▶ [WHAT YOU ARE ASKED TO DO] Extract, exactly, the lines from the line containing "Reproduce this diagram with TikZ." to the line containing "(0,0) rectangle (776,450);", with both lines included and any pictures left out.

▶ [DATA SECTION]
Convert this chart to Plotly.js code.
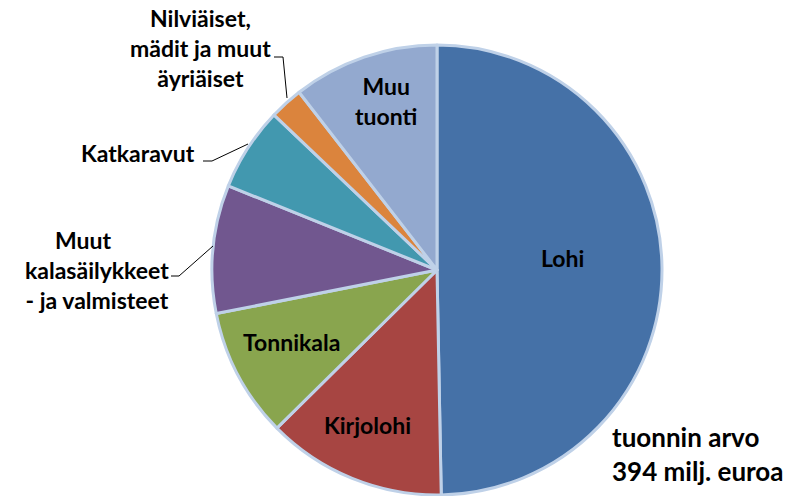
<!DOCTYPE html>
<html><head><meta charset="utf-8">
<script src="https://cdn.plot.ly/plotly-3.0.1.min.js"></script>
<style>html,body{margin:0;padding:0;background:#fff}#chart{width:803px;height:496px}</style>
</head><body><div id="chart"></div>
<script>
// Data
const labels = ["Lohi", "Kirjolohi", "Tonnikala", "Muut kalasäilykkeet - ja valmisteet", "Katkaravut", "Nilviäiset, mädit ja muut äyriäiset", "Muu tuonti"];
const displayLabels = ["Lohi", "Kirjolohi", "Tonnikala", "Muut\u00a0\u00a0\u00a0\u00a0\u00a0<br>kalasäilykkeet<br>- ja valmisteet", "Katkaravut", "Nilviäiset,<br>mädit ja muut<br>äyriäiset", "Muu<br>tuonti"];
const shares = [49.7, 12.9, 9.3, 9.2, 6.0, 2.4, 10.5];
const colors = ["#4571A7", "#A74542", "#89A54E", "#71578F", "#4298AF", "#DB843D", "#93A9CF"];
const totalText = "tuonnin arvo<br>394 milj. euroa";

const W = 803, H = 496;
const px = x => x / W;
const py = y => 1 - y / H;

// Layout positions (pixels)
const cx = 437, cy = 270, R = 225;
const labelPos = [[562, 258], [367, 425], [291, 342], [97, 270], [138, 153], [200, 48], [386, 101]];
const leaders = {
  3: [[171, 276], [179, 276], [213, 246]],
  4: [[203, 161], [212, 161], [248, 144]],
  5: [[274, 57], [283, 57], [287, 98]]
};
const FONT = "Lato, 'Open Sans', sans-serif";

const annotations = displayLabels.map((t, i) => ({
  text: t, xref: "paper", yref: "paper",
  x: px(labelPos[i][0]), y: py(labelPos[i][1]),
  xanchor: "center", yanchor: "middle",
  showarrow: false, align: "center",
  font: {family: FONT, size: 23, color: "#000", weight: "bold"}
}));
annotations.push({
  text: totalText, xref: "paper", yref: "paper",
  x: px(610), y: py(454), xanchor: "left", yanchor: "middle",
  showarrow: false, align: "left",
  font: {family: FONT, size: 26, color: "#000", weight: "bold"}
});

const shapes = Object.values(leaders).map(pts => ({
  type: "path", xref: "paper", yref: "paper",
  path: pts.map((p, k) => (k ? "L" : "M") + px(p[0]) + "," + py(p[1])).join(" "),
  line: {color: "#000", width: 1}
}));

const trace = {
  type: "pie",
  labels: labels,
  values: shares,
  sort: false,
  direction: "clockwise",
  rotation: 0,
  textinfo: "none",
  hoverinfo: "skip",
  marker: {colors: colors, line: {color: "#BFD1E8", width: 3}},
  domain: {x: [px(cx - R), px(cx + R)], y: [py(cy + R), py(cy - R)]},
  automargin: false
};

Plotly.newPlot("chart", [trace], {
  width: W, height: H,
  margin: {l: 0, r: 0, t: 0, b: 0},
  showlegend: false,
  paper_bgcolor: "#fff",
  annotations: annotations,
  shapes: shapes
}, {displayModeBar: false, staticPlot: true});
</script></body></html>
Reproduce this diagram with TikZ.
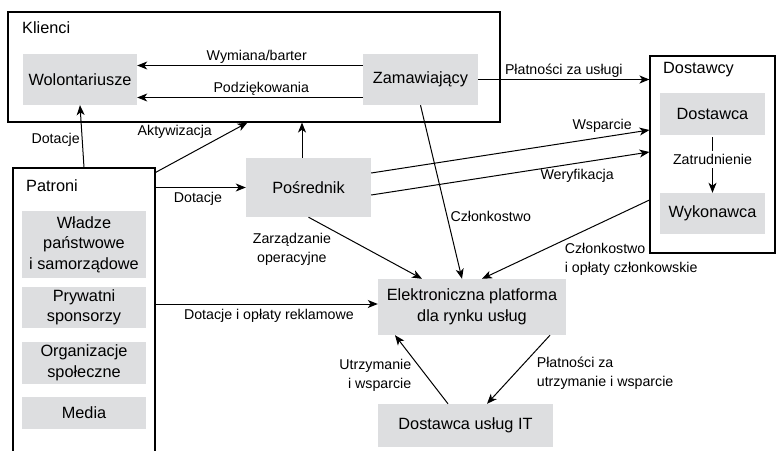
\documentclass[tikz,border=0pt]{standalone}
\usepackage{fontspec}
\setmainfont{Liberation Sans}
\usepackage{tikz}
\usetikzlibrary{positioning,arrows.meta}
\definecolor{boxgray}{RGB}{221,222,224}
\tikzset{
    x=1pt,
    y=-1pt,
    block/.style = {
        fill=boxgray,
        shape=rectangle,
        align=center,
        inner sep=0pt,
        font=\fontsize{16.3}{20.5}\selectfont
    },
    group/.style = {
        draw,
        shape=rectangle,
        line width=1.1pt
    },
    grouptitle/.style = {
        anchor=base west,
        inner sep=0pt,
        font=\fontsize{16.3}{20}\selectfont
    },
    flow/.style = {
        draw,
        line width=1pt,
        ->
    },
    flowlabel/.style = {
        inner sep=2pt,
        font=\fontsize{14.2}{19}\selectfont
    },
    >={Stealth[length=10pt,width=8pt,inset=2.8pt]},
}

\begin{document}
\begin{tikzpicture}
                \useasboundingbox (0,0) rectangle (776,450);

                % groups
                \node[group, minimum width=492pt, minimum height=110pt] (klienci) at (254,67) {};
                \node[group, minimum width=125pt, minimum height=197pt] (dostawcy) at (712.5,154.5) {};
                \node[group, minimum width=142pt, minimum height=304pt] (patroni) at (84,320) {};
                \node[grouptitle] (kliencititle) at (22,33) {Klienci};
                \node[grouptitle] (dostawcytitle) at (663,73.5) {Dostawcy};
                \node[grouptitle] (patronititle) at (26,191) {Patroni};

                % actors
                \node[block, minimum width=114pt, minimum height=51pt] (wol) at (80,79.5) {Wolontariusze};
                \node[block, minimum width=115pt, minimum height=51pt] (zam) at (420.5,79.5) {Zamawiający};
                \node[block, minimum width=105pt, minimum height=42pt] (dostawca) at (712.5,114) {Dostawca};
                \node[block, minimum width=105pt, minimum height=41pt] (wykonawca) at (712.5,213.5) {Wykonawca};
                \node[block, minimum width=125pt, minimum height=59pt] (pos) at (308.5,187.5) {Pośrednik};
                \node[block, minimum width=188pt, minimum height=56pt] (plat) at (472,307) {Elektroniczna platforma\\dla rynku usług};
                \node[block, minimum width=175pt, minimum height=43pt] (it) at (465.5,425.5) {Dostawca usług IT};
                \node[block, minimum width=124pt, minimum height=67pt] (wladze) at (84,244.5) {Władze\\państwowe\\i samorządowe};
                \node[block, minimum width=124pt, minimum height=41pt] (prywatni) at (84,307.5) {Prywatni\\sponsorzy};
                \node[block, minimum width=124pt, minimum height=42pt] (organizacje) at (84,363) {Organizacje\\społeczne};
                \node[block, minimum width=124pt, minimum height=32pt] (media) at (84,413) {Media};

                % flows
                \path[flow] ([yshift=14pt]zam.west) -- node[flowlabel, above, pos=0.47] {Wymiana/barter} ([yshift=14pt]wol.east);
                \path[flow] ([yshift=-18pt]zam.west) -- node[flowlabel, above, pos=0.45] {Podziękowania} ([yshift=-18pt]wol.east);
                \path[flow] (zam.east) -- node[flowlabel, above] {Płatności za usługi} (zam.east -| dostawcy.west);
                \path[flow] (patroni.north) -- node[flowlabel, left, pos=0.45] {Dotacje} (wol.south);
                \path[flow] ([yshift=-5pt]patroni.north east) -- node[flowlabel, anchor=south east, pos=0.64] {Aktywizacja} ([xshift=240pt]klienci.south west);
                \path[flow] ([xshift=-6.5pt]pos.north) -- ([xshift=-6.5pt]pos.north |- klienci.south);
                \path[flow] (pos.west -| patroni.east) -- node[flowlabel, below=2pt, pos=0.47] {Dotacje} (pos.west);
                \path[flow] ([yshift=14.5pt]pos.east) -- node[flowlabel, above=2pt, pos=0.83] {Wsparcie} ([yshift=24.5pt]dostawcy.west);
                \path[flow] ([yshift=-7.5pt]pos.east) -- node[flowlabel, below=4pt, pos=0.74] {Weryfikacja} ([yshift=2.5pt]dostawcy.west);
                \path[flow, shorten <=2pt] (dostawca) -- node[flowlabel, fill=white, inner sep=3pt, pos=0.42] {Zatrudnienie} (wykonawca);
                \path[flow] (zam.south) -- node[flowlabel, right=1pt, pos=0.64] {Członkostwo} ([xshift=-10pt]plat.north);
                \path[flow] (pos.south) -- node[flowlabel, below left, pos=0.22, align=center] {Zarządzanie\\operacyjne} ([xshift=-50pt]plat.north);
                \path[flow] ([yshift=-45.5pt]dostawcy.west) -- node[flowlabel, anchor=north west, pos=0.52, align=left] {Członkostwo\\i opłaty członkowskie} ([xshift=10pt]plat.north);
                \path[flow] ([yshift=3pt]plat.west -| patroni.east) -- node[flowlabel, below=3pt, pos=0.51] {Dotacje i opłaty reklamowe} ([yshift=3pt]plat.west);
                \path[flow] ([xshift=-17.5pt]it.north) -- node[flowlabel, left=12pt, pos=0.42, align=right] {Utrzymanie\\i wsparcie} ([xshift=-77pt]plat.south);
                \path[flow] ([xshift=78pt]plat.south) -- node[flowlabel, right=19pt, pos=0.55, align=left] {Płatności za\\utrzymanie i wsparcie} ([xshift=21.5pt]it.north);
\end{tikzpicture}
\end{document}
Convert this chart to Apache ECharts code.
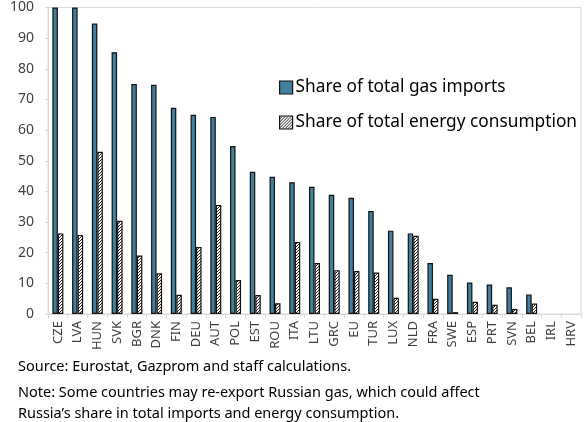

▶ [RESULT OF THIS TASK]
Reproduce this diagram with TikZ.
\documentclass[tikz,border=0pt]{standalone}
\usepackage{fontspec}
\setmainfont{Liberation Sans}
\usepackage{tikz}
\usetikzlibrary{positioning,arrows.meta}
\definecolor{boxgray}{RGB}{221,222,224}
\tikzset{
    x=1pt,
    y=-1pt,
    block/.style = {
        fill=boxgray,
        shape=rectangle,
        align=center,
        inner sep=0pt,
        font=\fontsize{16.3}{20.5}\selectfont
    },
    group/.style = {
        draw,
        shape=rectangle,
        line width=1.1pt
    },
    grouptitle/.style = {
        anchor=base west,
        inner sep=0pt,
        font=\fontsize{16.3}{20}\selectfont
    },
    flow/.style = {
        draw,
        line width=1pt,
        ->
    },
    flowlabel/.style = {
        inner sep=2pt,
        font=\fontsize{14.2}{19}\selectfont
    },
    >={Stealth[length=10pt,width=8pt,inset=2.8pt]},
}

\begin{document}
\begin{tikzpicture}
                \useasboundingbox (0,0) rectangle (776,450);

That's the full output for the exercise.